- Task description -
Below are the records; copy each line in them that holds the word "this".

- Stored data -
-.-.-

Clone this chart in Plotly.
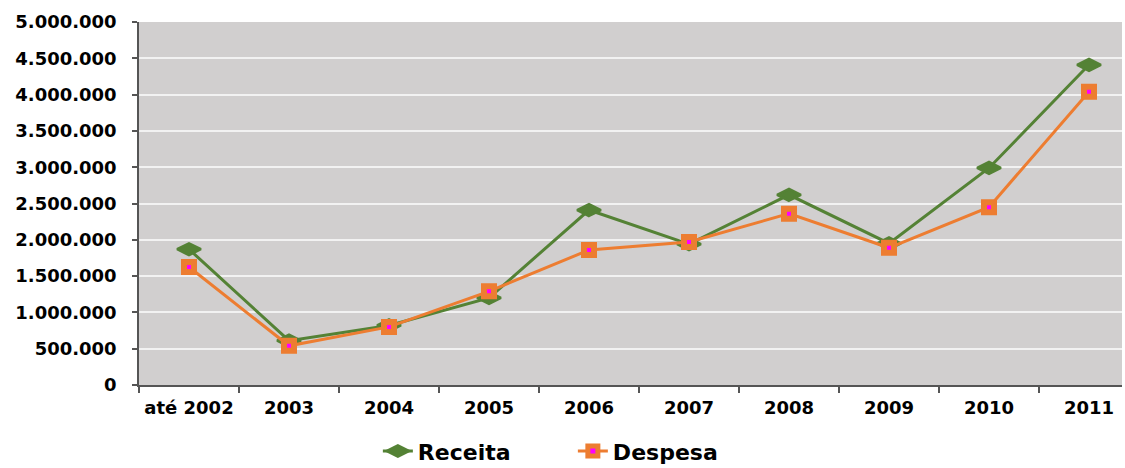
import plotly.graph_objects as go

categories = ["até 2002", "2003", "2004", "2005", "2006", "2007", "2008", "2009", "2010", "2011"]
receita = [1870000, 610000, 820000, 1200000, 2410000, 1940000, 2620000, 1950000, 2990000, 4410000]
despesa = [1625000, 540000, 800000, 1290000, 1860000, 1970000, 2360000, 1890000, 2450000, 4040000]
y_ticks = list(range(0, 5000001, 500000))

GREEN = "#548235"
ORANGE = "#ed7d31"
MAGENTA = "#ff00ff"
FONT = "DejaVu Sans"

fig = go.Figure()
fig.add_trace(go.Scatter(
    x=categories, y=receita, name="Receita", mode="lines+markers",
    line=dict(color=GREEN, width=3),
    marker=dict(symbol="diamond-wide", size=17, color=GREEN, line=dict(color=GREEN, width=2.5)),
))
fig.add_trace(go.Scatter(
    x=categories, y=despesa, name="Despesa", mode="lines+markers",
    line=dict(color=ORANGE, width=3),
    marker=dict(symbol="square", size=10, color=MAGENTA, line=dict(color=ORANGE, width=6)),
))

fig.update_layout(
    width=1125, height=468,
    margin=dict(l=139, r=3, t=22, b=83, autoexpand=False),
    paper_bgcolor="white",
    plot_bgcolor="#d1cfcf",
    separators=",.",
    font=dict(family=FONT, size=18, color="#000000"),
    showlegend=True,
    legend=dict(
        orientation="h", x=0.243, xanchor="left",
        yref="container", y=0.036, yanchor="middle",
        font=dict(family=FONT, size=22, color="#000000", weight="bold"),
        entrywidth=150, entrywidthmode="pixels",
        bgcolor="rgba(0,0,0,0)",
    ),
)
fig.update_xaxes(
    type="category", range=[-0.5, 9.33],
    showgrid=False, showline=True, linecolor="#555555", linewidth=1.5,
    ticks="outside", tickson="boundaries", ticklen=6, tickcolor="#555555", tickwidth=1.5,
    ticklabelstandoff=6,
    tickfont=dict(family=FONT, size=18, color="#000000", weight="bold"),
    zeroline=False,
)
fig.update_yaxes(
    range=[0, 5000000], tickvals=y_ticks, tickformat=",d",
    showgrid=True, gridcolor="#f2f2f2", gridwidth=1.5,
    showline=True, linecolor="#555555", linewidth=1.5,
    ticks="outside", ticklen=5, tickcolor="#555555", tickwidth=1.5,
    ticklabelstandoff=12,
    tickfont=dict(family=FONT, size=18, color="#000000", weight="bold"),
    zeroline=False,
)

fig.write_html("out.html")
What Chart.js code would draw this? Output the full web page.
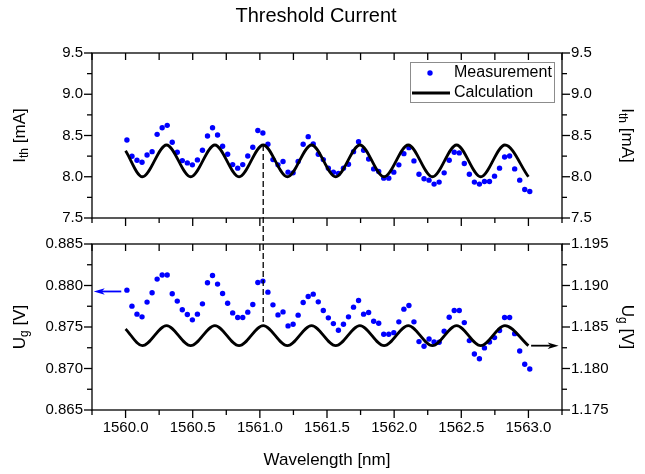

-.-.-

- Exercise result -
Clone this chart in Plotly.
What Chart.js code would draw this? Output the full web page.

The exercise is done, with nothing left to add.